A green sign decorated with flowers and featuring a drawing of a city skyline at night says,

One of the welcoming signs created by Porch Light. Photo by Dave Rosenblum.

These airports represent the diametric poles of an empire. Philadelphia International Airport exists because the United States and its political, military, and economic allies maintain geographical zones of security within which travel and trade can take place with only the obstacles of inconvenience, frustration — and, in a different register, capital accumulation, low worker wages, and environmental degradation — to address. Kabul International Airport, the departure point for most of the Afghan evacuees who flew to Philadelphia, is the embodiment of imperial failure: despite mammoth investments of money, effort, and weaponry, that airport was lost, but not before it — along with Afghanistan as a whole — had been the site of massive psychological stress, along with supernormal profit, worker exploitation, and environmental damage. Along with the utter terror they faced before and during their escape from that distant airfield and the estrangement they confronted upon their arrival in Philadelphia, the evacuees have been obliged to embody a symbolic connection between these two airports. Because of the failure of the empire to protect them, these 25,000 evacuees have been asked, in the moment of their escape, to span the basic opposing manifestations of this empire — the complex, metropolitan, highly ordered element of its core, and the raw, hierarchical, contingent element of its periphery. 

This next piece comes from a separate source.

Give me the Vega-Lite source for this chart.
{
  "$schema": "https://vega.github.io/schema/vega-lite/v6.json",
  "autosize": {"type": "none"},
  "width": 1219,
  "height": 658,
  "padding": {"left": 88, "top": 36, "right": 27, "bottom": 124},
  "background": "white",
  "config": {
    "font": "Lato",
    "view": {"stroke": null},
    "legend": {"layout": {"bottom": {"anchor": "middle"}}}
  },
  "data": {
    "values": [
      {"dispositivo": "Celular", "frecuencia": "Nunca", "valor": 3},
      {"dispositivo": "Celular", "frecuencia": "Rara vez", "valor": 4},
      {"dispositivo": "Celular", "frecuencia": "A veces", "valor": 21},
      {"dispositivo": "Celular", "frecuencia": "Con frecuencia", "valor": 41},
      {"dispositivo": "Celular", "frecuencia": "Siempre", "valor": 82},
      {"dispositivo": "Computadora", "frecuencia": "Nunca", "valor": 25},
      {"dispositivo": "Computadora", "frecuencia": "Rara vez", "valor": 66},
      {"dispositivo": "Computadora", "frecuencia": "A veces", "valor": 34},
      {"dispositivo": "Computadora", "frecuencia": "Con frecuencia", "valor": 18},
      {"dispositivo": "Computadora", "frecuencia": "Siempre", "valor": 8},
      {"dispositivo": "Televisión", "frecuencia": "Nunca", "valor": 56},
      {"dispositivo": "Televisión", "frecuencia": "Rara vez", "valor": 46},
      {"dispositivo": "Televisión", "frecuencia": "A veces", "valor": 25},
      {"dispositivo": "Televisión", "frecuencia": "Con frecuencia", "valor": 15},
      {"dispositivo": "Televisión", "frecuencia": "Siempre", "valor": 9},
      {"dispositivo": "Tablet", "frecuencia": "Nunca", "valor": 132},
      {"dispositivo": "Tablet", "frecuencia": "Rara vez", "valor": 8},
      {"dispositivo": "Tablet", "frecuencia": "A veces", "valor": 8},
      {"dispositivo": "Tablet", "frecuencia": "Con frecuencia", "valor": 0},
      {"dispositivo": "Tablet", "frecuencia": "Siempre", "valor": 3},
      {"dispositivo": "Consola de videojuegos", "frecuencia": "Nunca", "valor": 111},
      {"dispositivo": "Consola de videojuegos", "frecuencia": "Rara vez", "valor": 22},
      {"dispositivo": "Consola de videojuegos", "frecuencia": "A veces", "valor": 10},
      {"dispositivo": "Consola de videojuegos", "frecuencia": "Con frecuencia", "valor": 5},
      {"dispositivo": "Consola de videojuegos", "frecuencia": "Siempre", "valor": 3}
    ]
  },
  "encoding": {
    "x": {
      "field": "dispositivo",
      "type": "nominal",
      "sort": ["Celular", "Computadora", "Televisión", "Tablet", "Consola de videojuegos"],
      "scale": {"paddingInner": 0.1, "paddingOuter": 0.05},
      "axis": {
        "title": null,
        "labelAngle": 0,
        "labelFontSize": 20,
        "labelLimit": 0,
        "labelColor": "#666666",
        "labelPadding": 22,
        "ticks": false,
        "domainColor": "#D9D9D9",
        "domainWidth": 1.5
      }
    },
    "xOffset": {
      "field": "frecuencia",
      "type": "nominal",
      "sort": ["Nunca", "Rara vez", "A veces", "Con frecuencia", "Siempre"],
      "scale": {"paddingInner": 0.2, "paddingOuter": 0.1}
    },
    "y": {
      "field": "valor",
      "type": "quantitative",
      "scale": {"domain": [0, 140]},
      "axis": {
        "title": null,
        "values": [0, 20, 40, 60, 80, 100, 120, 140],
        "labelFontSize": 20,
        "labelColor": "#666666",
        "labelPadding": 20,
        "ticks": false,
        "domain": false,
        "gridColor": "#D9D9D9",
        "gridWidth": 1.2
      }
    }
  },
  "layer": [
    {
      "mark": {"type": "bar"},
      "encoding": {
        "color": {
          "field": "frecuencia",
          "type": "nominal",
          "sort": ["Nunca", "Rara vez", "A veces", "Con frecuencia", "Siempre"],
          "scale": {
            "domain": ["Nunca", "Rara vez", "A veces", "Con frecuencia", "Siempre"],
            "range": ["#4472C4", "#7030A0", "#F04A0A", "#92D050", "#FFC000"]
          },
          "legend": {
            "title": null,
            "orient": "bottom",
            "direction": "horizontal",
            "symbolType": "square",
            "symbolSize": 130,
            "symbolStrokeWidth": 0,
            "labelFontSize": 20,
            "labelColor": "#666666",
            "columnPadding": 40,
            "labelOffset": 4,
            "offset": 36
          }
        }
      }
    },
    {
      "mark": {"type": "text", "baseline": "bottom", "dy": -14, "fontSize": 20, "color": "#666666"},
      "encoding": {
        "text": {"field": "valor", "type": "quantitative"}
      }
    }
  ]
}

This unspoken bargain compounded the evacuees’ already psychologically stressful transition. Stuck, not quite settled in their new country, in a setting that unsettlingly mirrors the site of the last moments in their old country, the evacuees were being forced to re-live, again and again, the trauma of their incomplete flight from Afghanistan. It’s no wonder that many of them exhibited signs of acute mental health difficulty. Fortunately, as part of its multi-agency response to the entry of the evacuees to the city, Philadephia’s Office of Immigrant Affairs reached out to Mural Arts’ Porch Light program to help immediately improve the evacuees’ environment. Echoing the founding of Mural Arts itself as a focused anti-graffiti project, the initial request from the city involved one task: the creation of welcoming and directional signage. Before long, though, Porch Light staff training and experience in refugee mental health and well-being — honed in Philadelphia’s immigrant-rich neighborhoods — prompted numerous contacts with individual evacuees and collaborations with other agencies. With sponsorship and in-kind supplies from an anonymous donor, Staples, and Dick Blick, Porch Light launched and facilitated initiatives such as approachable, low-stakes art tables for children, a ladies’ lounge/women-centered space for discussion and mutual support, and informal get-togethers where traditional music was played and shared via YouTube: dancing and laughing ensued in baggage claim.

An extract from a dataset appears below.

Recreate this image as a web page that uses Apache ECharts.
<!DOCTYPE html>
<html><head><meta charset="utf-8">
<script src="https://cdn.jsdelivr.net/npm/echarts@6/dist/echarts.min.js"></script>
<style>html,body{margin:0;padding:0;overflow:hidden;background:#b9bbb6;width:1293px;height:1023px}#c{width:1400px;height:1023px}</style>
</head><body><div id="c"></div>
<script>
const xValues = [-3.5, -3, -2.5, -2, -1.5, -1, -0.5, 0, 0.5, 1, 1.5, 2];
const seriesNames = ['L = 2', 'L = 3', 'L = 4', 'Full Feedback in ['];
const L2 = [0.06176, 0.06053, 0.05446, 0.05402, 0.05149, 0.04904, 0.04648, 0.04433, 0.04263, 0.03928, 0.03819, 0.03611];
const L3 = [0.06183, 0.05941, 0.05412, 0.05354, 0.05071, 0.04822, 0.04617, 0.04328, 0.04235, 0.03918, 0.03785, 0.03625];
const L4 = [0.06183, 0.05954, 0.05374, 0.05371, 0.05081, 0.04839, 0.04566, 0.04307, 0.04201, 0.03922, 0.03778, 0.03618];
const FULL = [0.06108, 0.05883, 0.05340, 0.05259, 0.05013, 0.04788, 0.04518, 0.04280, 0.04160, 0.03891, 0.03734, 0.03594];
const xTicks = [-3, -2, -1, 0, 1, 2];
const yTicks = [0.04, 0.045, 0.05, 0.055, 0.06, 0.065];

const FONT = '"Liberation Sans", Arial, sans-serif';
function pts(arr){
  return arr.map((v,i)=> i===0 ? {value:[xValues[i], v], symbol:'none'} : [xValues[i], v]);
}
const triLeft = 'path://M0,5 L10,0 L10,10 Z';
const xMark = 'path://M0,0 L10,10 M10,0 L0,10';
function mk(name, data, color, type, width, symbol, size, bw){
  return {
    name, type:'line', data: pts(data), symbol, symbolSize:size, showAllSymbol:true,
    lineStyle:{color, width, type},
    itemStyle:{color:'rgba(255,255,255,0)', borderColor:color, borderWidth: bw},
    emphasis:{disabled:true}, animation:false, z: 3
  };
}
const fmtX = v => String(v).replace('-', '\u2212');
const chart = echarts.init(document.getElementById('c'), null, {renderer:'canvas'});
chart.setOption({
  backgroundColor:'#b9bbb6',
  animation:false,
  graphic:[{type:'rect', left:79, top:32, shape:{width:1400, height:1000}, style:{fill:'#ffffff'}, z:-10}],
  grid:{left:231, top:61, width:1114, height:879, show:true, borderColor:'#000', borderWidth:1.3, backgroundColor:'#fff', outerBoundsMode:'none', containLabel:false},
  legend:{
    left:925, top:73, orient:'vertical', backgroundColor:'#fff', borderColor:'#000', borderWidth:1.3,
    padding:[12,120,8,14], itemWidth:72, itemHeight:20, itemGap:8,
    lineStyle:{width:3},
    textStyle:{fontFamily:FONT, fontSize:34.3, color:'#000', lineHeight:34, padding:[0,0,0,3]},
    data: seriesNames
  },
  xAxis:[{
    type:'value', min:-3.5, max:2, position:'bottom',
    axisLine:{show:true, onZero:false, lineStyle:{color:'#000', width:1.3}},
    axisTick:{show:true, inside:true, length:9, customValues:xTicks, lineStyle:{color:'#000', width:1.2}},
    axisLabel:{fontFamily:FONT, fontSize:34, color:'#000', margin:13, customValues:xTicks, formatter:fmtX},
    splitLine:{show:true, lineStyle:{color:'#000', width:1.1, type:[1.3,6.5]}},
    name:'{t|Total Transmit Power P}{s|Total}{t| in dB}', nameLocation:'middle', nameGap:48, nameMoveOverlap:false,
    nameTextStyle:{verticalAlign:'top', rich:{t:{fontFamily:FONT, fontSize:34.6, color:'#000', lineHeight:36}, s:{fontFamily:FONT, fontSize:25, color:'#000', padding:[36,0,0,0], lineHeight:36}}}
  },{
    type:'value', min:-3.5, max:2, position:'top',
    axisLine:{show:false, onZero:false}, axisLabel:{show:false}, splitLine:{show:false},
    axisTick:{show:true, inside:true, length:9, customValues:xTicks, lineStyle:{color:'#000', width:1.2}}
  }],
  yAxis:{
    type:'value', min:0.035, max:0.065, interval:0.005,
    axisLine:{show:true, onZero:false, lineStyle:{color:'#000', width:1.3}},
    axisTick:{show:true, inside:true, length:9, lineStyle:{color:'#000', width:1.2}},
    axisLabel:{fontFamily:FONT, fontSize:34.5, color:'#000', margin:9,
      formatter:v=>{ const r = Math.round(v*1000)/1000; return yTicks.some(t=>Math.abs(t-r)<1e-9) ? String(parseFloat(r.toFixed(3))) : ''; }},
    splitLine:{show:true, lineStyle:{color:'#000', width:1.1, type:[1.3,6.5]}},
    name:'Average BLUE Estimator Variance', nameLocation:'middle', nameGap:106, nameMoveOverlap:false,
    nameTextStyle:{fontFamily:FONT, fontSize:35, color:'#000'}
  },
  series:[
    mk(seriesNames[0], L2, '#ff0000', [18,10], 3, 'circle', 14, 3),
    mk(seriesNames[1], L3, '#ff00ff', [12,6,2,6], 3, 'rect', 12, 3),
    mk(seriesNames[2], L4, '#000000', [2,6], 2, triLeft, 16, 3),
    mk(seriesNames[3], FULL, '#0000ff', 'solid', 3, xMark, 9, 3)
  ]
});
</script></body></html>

Two volunteers stand behind a table full of crafts in a corner of the airport, interacting with three children of various ages.

Volunteers help children express themselves through crafts. Photo by Dave Rosenblum.

The therapeutic benefits of these activities were subtle but noticeable. Participating evacuees said — and behaved as though — their stress levels decreased. Interpreters and counselors commented specifically that the vicarious trauma they were experiencing was lessened through participation in the activities. The programs were put into place, modified, and — with the diminished flow of evacuees — largely ended too quickly for extensive formal evaluation, but the core Porch Light staff and volunteer group will be developing similar programs for the many tens of thousands of evacuees living at military bases over the next year, and they’ll be bringing lessons learned back to the Mural Arts’ teams working in neighborhoods across Philadelphia, many of which mirror all too clearly the systemic failures of the American imperium.